Eu estava em cerca de 30% do livro quando os personagens transaram oficialmente pela primeira vez. E que capítulo cansativo, viu? Meia hora de capítulo — segundo o relógio do Kindle, considerando a fonte de letra no mínimo, ou seja, pra quem tem problema de miopia deve ficar facilmente mais de uma hora lendo — para uma transa que não fizeram nada demais, só o básico, praticamente sexo baunilha com o adicional das "algemas" mal aproveitadas. E pareciam dois animais, Athena goza não sei quantas milhões de vezes e o Dimitri também, sem pausas, no primeiro contato sexual deles. Quem é que transa assim? Definitivamente não uma detetive que dorme pouquíssimas horas por noite, não tem descanso nenhum e não beija ninguém há não sei quantos meses. Irreal, caricato e desnecessariamente longo, fora os alívios cômicos que mais geram vergonha alheia e uma careta de desconforto pelas falas explicitamente ridículas do que atiçam qualquer vontade do leitor. Fui motivada por uma cena de BDSM que vi a autora promover, mas nunca chegou (depois descobri que estava só no final) e eu não tive muita paciência de chegar até a dita cena, fatigada por todo o resto do livro. Existiu um bom hot no livro, apesar das minhas críticas. O ménage entre Dimitri, Tyler e Pamela foi bem desenvolvido e interessante, o que me agradou, embora meio longo demais, e a alucinação com Athena tenha sido parte do instalove forçadinho. O ménage foi dinâmico, menos intenso, surpreendentemente bem escrito, foi até melhor do que o próprio sexo entre os protagonistas, mesmo com duas chances de fazer direito (dois pov's da mesma cena).

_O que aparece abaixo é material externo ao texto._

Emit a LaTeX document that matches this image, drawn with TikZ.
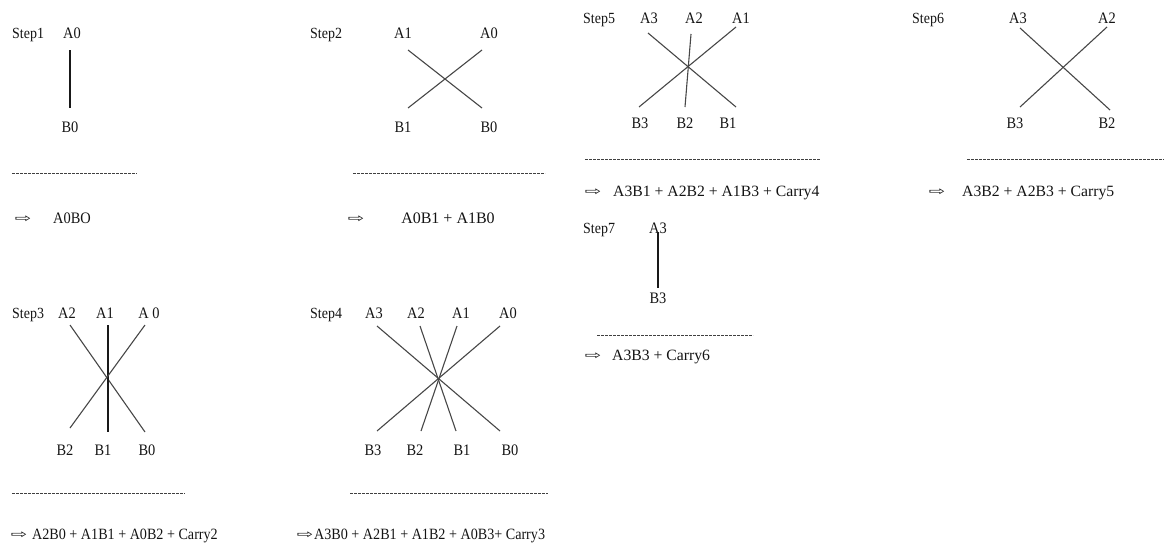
\documentclass[tikz,border=0pt]{standalone}
\usepackage{fontspec}
\setmainfont{Liberation Serif}
\newfontfamily\condfont{Liberation Serif}[FakeStretch=0.9]
\newfontfamily\symfont{DejaVu Sans}
\begin{document}
\begin{tikzpicture}[x=1pt,y=-1pt,
  lbl/.style={anchor=base,inner sep=0pt,text=black!92,font=\condfont\fontsize{16}{16}\selectfont},
  steplbl/.style={anchor=base west,inner sep=0pt,text=black!92,font=\condfont\fontsize{15.5}{15.5}\selectfont},
  frm/.style={anchor=base west,inner sep=0pt,text=black!92,font=\fontsize{15.7}{15.7}\selectfont},
  cfrm/.style={anchor=base west,inner sep=0pt,text=black!92,font=\condfont\fontsize{15.7}{15.7}\selectfont},
  arr/.style={anchor=base,inner sep=0pt,text=black!92,font=\symfont\fontsize{14}{14}\selectfont},
  wire/.style={draw=black!72,line width=1.1pt},
  vwire/.style={draw=black!90,line width=1.1pt},
  sep/.style={draw=black!75,line width=1pt,dash pattern=on 2.8pt off 1.2pt}]
\useasboundingbox (0,0) rectangle (1166,546);
\newcommand{\harrow}{\scalebox{1.4}[0.85]{⇨}}

% ---------- Step 1 ----------
\node[steplbl] (s1) at (12,38) {Step1};
\node[lbl] (s1a0) at (72,38) {A0};
\node[lbl] (s1b0) at (70,132) {B0};
\coordinate (s1p) at (70,50); \coordinate (s1q) at (70,108);
\draw[vwire] (s1p) -- (s1q);
\coordinate (s1d1) at (12,173); \coordinate (s1d2) at (137,173);
\draw[sep] (s1d1) -- (s1d2);
\node[arr] (s1ar) at (23,222) {\harrow};
\node[lbl] (s1f) at (72,223) {A0BO};

% ---------- Step 2 ----------
\node[steplbl] (s2) at (310,38) {Step2};
\node[lbl] (s2a1) at (403,38) {A1};
\node[lbl] (s2a0) at (489,38) {A0};
\node[lbl] (s2b1) at (403,132) {B1};
\node[lbl] (s2b0) at (489,132) {B0};
\coordinate (s2p1) at (408,50); \coordinate (s2q0) at (482,108);
\coordinate (s2p0) at (482,50); \coordinate (s2q1) at (408,108);
\draw[wire] (s2p1) -- (s2q0);
\draw[wire] (s2p0) -- (s2q1);
\coordinate (s2d1) at (353,173); \coordinate (s2d2) at (545,173);
\draw[sep] (s2d1) -- (s2d2);
\node[arr] (s2ar) at (356,222) {\harrow};
\node[lbl,font=\fontsize{16}{16}\selectfont] (s2f) at (448,223) {A0B1 + A1B0};

% ---------- Step 3 ----------
\node[steplbl] (s3) at (12,318) {Step3};
\node[lbl] (s3a2) at (67,318) {A2};
\node[lbl] (s3a1) at (105,318) {A1};
\node[lbl] (s3a0) at (149,318) {A 0};
\node[lbl] (s3b2) at (65,455) {B2};
\node[lbl] (s3b1) at (103,455) {B1};
\node[lbl] (s3b0) at (147,455) {B0};
\coordinate (s3p2) at (70,325); \coordinate (s3q0) at (145,432);
\coordinate (s3p1) at (108,325); \coordinate (s3q1) at (108,432);
\coordinate (s3p0) at (145,325); \coordinate (s3q2) at (70,428);
\draw[wire] (s3p2) -- (s3q0);
\draw[vwire] (s3p1) -- (s3q1);
\draw[wire] (s3p0) -- (s3q2);
\coordinate (s3d1) at (12,493); \coordinate (s3d2) at (185,493);
\draw[sep] (s3d1) -- (s3d2);
\node[arr] (s3ar) at (19,538) {\harrow};
\node[cfrm] (s3f) at (32,539) {A2B0 + A1B1 + A0B2 + Carry2};

% ---------- Step 4 ----------
\node[steplbl] (s4) at (310,318) {Step4};
\node[lbl] (s4a3) at (374,318) {A3};
\node[lbl] (s4a2) at (416,318) {A2};
\node[lbl] (s4a1) at (461,318) {A1};
\node[lbl] (s4a0) at (508,318) {A0};
\node[lbl] (s4b3) at (373,455) {B3};
\node[lbl] (s4b2) at (415,455) {B2};
\node[lbl] (s4b1) at (462,455) {B1};
\node[lbl] (s4b0) at (510,455) {B0};
\coordinate (s4p3) at (377,326); \coordinate (s4q0) at (500,431);
\coordinate (s4p2) at (420,326); \coordinate (s4q1) at (456,431);
\coordinate (s4p1) at (457,326); \coordinate (s4q2) at (421,431);
\coordinate (s4p0) at (500,326); \coordinate (s4q3) at (377,431);
\draw[wire] (s4p3) -- (s4q0);
\draw[wire] (s4p2) -- (s4q1);
\draw[wire] (s4p1) -- (s4q2);
\draw[wire] (s4p0) -- (s4q3);
\coordinate (s4d1) at (350,493); \coordinate (s4d2) at (548,493);
\draw[sep] (s4d1) -- (s4d2);
\node[arr] (s4ar) at (305,538) {\harrow};
\node[cfrm] (s4f) at (314,539) {A3B0 + A2B1 + A1B2 + A0B3+ Carry3};

% ---------- Step 5 ----------
\node[steplbl] (s5) at (583,23) {Step5};
\node[lbl] (s5a3) at (649,23) {A3};
\node[lbl] (s5a2) at (694,23) {A2};
\node[lbl] (s5a1) at (741,23) {A1};
\node[lbl] (s5b3) at (640,128) {B3};
\node[lbl] (s5b2) at (685,128) {B2};
\node[lbl] (s5b1) at (728,128) {B1};
\coordinate (s5p3) at (648,33); \coordinate (s5q1) at (736,107);
\coordinate (s5p2) at (691,34); \coordinate (s5q2) at (685,107);
\coordinate (s5p1) at (736,27); \coordinate (s5q3) at (639,107);
\draw[wire] (s5p3) -- (s5q1);
\draw[wire] (s5p2) -- (s5q2);
\draw[wire] (s5p1) -- (s5q3);
\coordinate (s5d1) at (585,159); \coordinate (s5d2) at (820,159);
\draw[sep] (s5d1) -- (s5d2);
\node[arr] (s5ar) at (593,195) {\harrow};
\node[frm] (s5f) at (613,196) {A3B1 + A2B2 + A1B3 + Carry4};

% ---------- Step 6 ----------
\node[steplbl] (s6) at (912,23) {Step6};
\node[lbl] (s6a3) at (1018,23) {A3};
\node[lbl] (s6a2) at (1107,23) {A2};
\node[lbl] (s6b3) at (1015,128) {B3};
\node[lbl] (s6b2) at (1107,128) {B2};
\coordinate (s6p3) at (1020,28); \coordinate (s6q2) at (1110,110);
\coordinate (s6p2) at (1107,27); \coordinate (s6q3) at (1020,107);
\draw[wire] (s6p3) -- (s6q2);
\draw[wire] (s6p2) -- (s6q3);
\coordinate (s6d1) at (967,159); \coordinate (s6d2) at (1164,159);
\draw[sep] (s6d1) -- (s6d2);
\node[arr] (s6ar) at (937,195) {\harrow};
\node[frm] (s6f) at (962,196) {A3B2 + A2B3 + Carry5};

% ---------- Step 7 ----------
\node[steplbl] (s7) at (583,233) {Step7};
\node[lbl] (s7a3) at (658,233) {A3};
\node[lbl] (s7b3) at (658,303) {B3};
\coordinate (s7p) at (658,232); \coordinate (s7q) at (658,288);
\draw[vwire] (s7p) -- (s7q);
\coordinate (s7d1) at (597,335); \coordinate (s7d2) at (753,335);
\draw[sep] (s7d1) -- (s7d2);
\node[arr] (s7ar) at (593,359) {\harrow};
\node[frm] (s7f) at (612,360) {A3B3 + Carry6};
\end{tikzpicture}
\end{document}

Não foi o pior livro que já li, contudo, e está longe de ser. Em esparsos momentos, a autora consegue construir orações de impacto e frases inteligentes, que se fossem bem mais frequentes, poderiam aumentar uma estrelinha nessa avaliação. Depois que Dimitri começa a ficar obcecado física e romanticamente por Athena, e se ignorarmos todo o instalove apressado em uma semana que tiveram antes, a escrita melhora um pouco. Por esse motivo, acredito que tenha um potencial, ainda que escassamente explorado e desenvolvido. Com treino, amadurecimento, e exercícios de escrita, a autora consegue ir longe, mas não senti que esse livro tenha o que é preciso, ainda.
Não li até o final. Fui até 50%, prometendo pra mim mesma que se não mudasse alguma coisinha sequer nesses pontos que discuti, desistiria do livro. Foi o que aconteceu, e eu tenho minhas dúvidas se os outros 50% seriam revolucionários e eu acabei de perder um livrão. Aposto que não, considerando tudo o que falei aqui e os meus gostos, mas fica aí a possibilidade para quem quiser ler o resto.